A blog about U.S. immigration matters by Paul Szeto, a former INS attorney and an experienced immigration attorney and counsel. Contact Info: 732-632-9888, http://www.1visa1.com/ (All information is not legal advice and is subject to change without prior notice.)

Wednesday, July 29, 2015

“Stop-Time” Rule Not Triggered If Removal Case Was Not Commenced

In a recent case regarding "cancellation of removal”, the Board of Immigration Appeals  ruled that the language and structure of section 240A(d)(1) of the INA do not support giving “stop-time” effect to a notice to appear (NTA) that was served on an alien but was never used to commence proceedings. Consequently, a NTA served on the respondent in 1998 did not terminate the respondent’s continuous physical presence as a requirement for his application for cancellation of removal. 

In Matter of ORDAZ, the respondent is a native and citizen of Mexico who first entered the United States in 1990. On April 2, 1998, he was served with a NTA which advised him to appear before an Immigration Judge. However, because the notice was not filed with the Immigration Court in accordance with the regulation, removal proceedings were never formally started. On September 1, 2004, the Department of Homeland Security (DHS) served him with a second NTA and commenced the proceedings in the case. The respondent then applied for cancellation of removal, claiming that he has a strong cancellation application since he had continuously resided in the United States for ten years. The Immigration Judge denied the application, holding that the “stop-time” rule broke the period of continuous physical presence when he was served with the first NTA in 1998.

Foreign nationals who are deportable from the United States may still be able to stay if are eligible for some form of relief from removal. “Cancellation of removal” is one such relief application. The main purpose of cancellation of removal is to allow longtime residents of the U.S. with family ties and equities a way to remain here despite their transgressions. When a non-resident of the U.S. applies for cancellation, he must establish that he  has continuously resided in the United States for at least ten (10) years.  According to the “stop time” rule, accrual of the continuous physical presence stops when the non-resident was served with an NTA, or when the individual commits a crime that triggers the stop-time rule.
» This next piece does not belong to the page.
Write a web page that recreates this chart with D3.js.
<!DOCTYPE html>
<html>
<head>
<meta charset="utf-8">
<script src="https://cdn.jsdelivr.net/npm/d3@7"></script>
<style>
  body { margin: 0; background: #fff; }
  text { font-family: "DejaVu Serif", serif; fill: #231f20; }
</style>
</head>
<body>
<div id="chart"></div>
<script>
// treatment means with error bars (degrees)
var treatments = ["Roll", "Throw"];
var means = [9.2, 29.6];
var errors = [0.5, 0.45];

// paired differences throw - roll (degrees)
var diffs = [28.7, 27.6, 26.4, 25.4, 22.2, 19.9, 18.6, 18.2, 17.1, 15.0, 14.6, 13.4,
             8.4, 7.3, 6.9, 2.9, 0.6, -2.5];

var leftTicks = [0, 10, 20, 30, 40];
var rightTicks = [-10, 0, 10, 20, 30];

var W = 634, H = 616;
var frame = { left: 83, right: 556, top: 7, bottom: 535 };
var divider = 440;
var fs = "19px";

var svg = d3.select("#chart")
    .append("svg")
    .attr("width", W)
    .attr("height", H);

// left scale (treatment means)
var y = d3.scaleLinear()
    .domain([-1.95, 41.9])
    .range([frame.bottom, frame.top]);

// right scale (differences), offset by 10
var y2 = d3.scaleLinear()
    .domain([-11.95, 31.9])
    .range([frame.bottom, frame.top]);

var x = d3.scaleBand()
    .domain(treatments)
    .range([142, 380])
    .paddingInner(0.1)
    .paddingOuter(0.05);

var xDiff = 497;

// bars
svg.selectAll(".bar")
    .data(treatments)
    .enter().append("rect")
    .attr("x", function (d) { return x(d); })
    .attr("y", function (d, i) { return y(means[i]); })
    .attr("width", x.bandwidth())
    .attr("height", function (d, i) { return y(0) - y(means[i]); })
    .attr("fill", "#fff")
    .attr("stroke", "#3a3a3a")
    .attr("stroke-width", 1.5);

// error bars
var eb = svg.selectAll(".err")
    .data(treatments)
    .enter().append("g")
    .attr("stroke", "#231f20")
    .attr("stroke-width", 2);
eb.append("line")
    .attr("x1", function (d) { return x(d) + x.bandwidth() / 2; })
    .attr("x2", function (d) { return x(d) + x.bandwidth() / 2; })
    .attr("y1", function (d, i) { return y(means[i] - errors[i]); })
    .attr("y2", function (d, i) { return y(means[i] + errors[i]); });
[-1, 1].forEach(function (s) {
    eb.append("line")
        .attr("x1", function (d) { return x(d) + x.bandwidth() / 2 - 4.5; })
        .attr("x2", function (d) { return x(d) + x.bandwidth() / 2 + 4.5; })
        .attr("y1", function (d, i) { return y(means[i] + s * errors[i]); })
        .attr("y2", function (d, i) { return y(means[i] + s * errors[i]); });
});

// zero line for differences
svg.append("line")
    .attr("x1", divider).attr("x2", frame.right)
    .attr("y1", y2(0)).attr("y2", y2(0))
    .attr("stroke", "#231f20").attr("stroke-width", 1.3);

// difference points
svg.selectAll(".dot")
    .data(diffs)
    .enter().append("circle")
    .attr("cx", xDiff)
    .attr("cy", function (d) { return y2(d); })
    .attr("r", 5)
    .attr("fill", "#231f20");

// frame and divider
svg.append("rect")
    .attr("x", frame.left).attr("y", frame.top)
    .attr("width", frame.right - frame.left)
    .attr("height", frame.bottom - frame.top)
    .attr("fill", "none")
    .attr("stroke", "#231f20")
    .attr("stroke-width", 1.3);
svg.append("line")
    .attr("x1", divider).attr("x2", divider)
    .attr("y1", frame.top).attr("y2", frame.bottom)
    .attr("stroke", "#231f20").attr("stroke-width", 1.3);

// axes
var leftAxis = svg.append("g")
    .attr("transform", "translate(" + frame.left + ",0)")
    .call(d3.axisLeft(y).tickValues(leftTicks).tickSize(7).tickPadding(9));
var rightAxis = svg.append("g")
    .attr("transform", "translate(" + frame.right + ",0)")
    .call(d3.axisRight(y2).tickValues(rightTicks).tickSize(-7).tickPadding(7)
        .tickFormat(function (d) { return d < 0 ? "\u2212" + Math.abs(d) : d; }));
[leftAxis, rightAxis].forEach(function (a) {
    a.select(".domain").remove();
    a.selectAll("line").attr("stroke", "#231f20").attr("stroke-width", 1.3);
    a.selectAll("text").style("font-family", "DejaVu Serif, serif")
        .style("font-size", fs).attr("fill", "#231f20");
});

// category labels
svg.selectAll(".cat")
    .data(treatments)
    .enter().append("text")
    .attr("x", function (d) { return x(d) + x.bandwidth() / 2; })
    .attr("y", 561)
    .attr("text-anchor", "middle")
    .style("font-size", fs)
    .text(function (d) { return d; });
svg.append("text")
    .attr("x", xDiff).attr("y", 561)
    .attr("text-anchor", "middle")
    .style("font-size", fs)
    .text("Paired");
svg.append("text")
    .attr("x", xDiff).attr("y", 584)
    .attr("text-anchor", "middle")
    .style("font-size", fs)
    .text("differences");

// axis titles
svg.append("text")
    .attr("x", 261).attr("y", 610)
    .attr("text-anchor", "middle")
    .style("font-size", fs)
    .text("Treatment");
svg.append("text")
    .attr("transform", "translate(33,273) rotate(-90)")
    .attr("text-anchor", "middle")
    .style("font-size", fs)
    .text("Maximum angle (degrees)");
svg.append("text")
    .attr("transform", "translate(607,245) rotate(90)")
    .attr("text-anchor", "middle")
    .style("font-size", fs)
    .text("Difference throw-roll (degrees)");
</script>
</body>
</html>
The court first reasoned that the language and structure of section 240A(d)(1) of the Act do not support giving “stop-time” effect to a NTA that was served on a foreign national but was never served on the Immigration Court to start proceedings.  The reference to a NTA is merely “definitional in nature", which does not break a foreign's period of continuous residence or physical presence. The commencement of proceedings is a separate issue from the service of the notice to appear. The “stop-time” rule is triggered by the commencement of proceedings, not the service of the NTA. Perphaps more importantly, the BIA is concerned about the lack of opportunity for a foreigner to contest the charges in the NTA if removal proceedings were not commenced.  Such a result would go against the Congressional goals in creating cancellation of removal.

This is an important decision as it is not unusual for the Government to have served the NTA of a foreigner without actually commencing removal proceedings with the Immigration Court.  In these situations, the foreigner will be able to continue accruing time to meet the ten-year continuous physical presence requirement for cancellation of removal.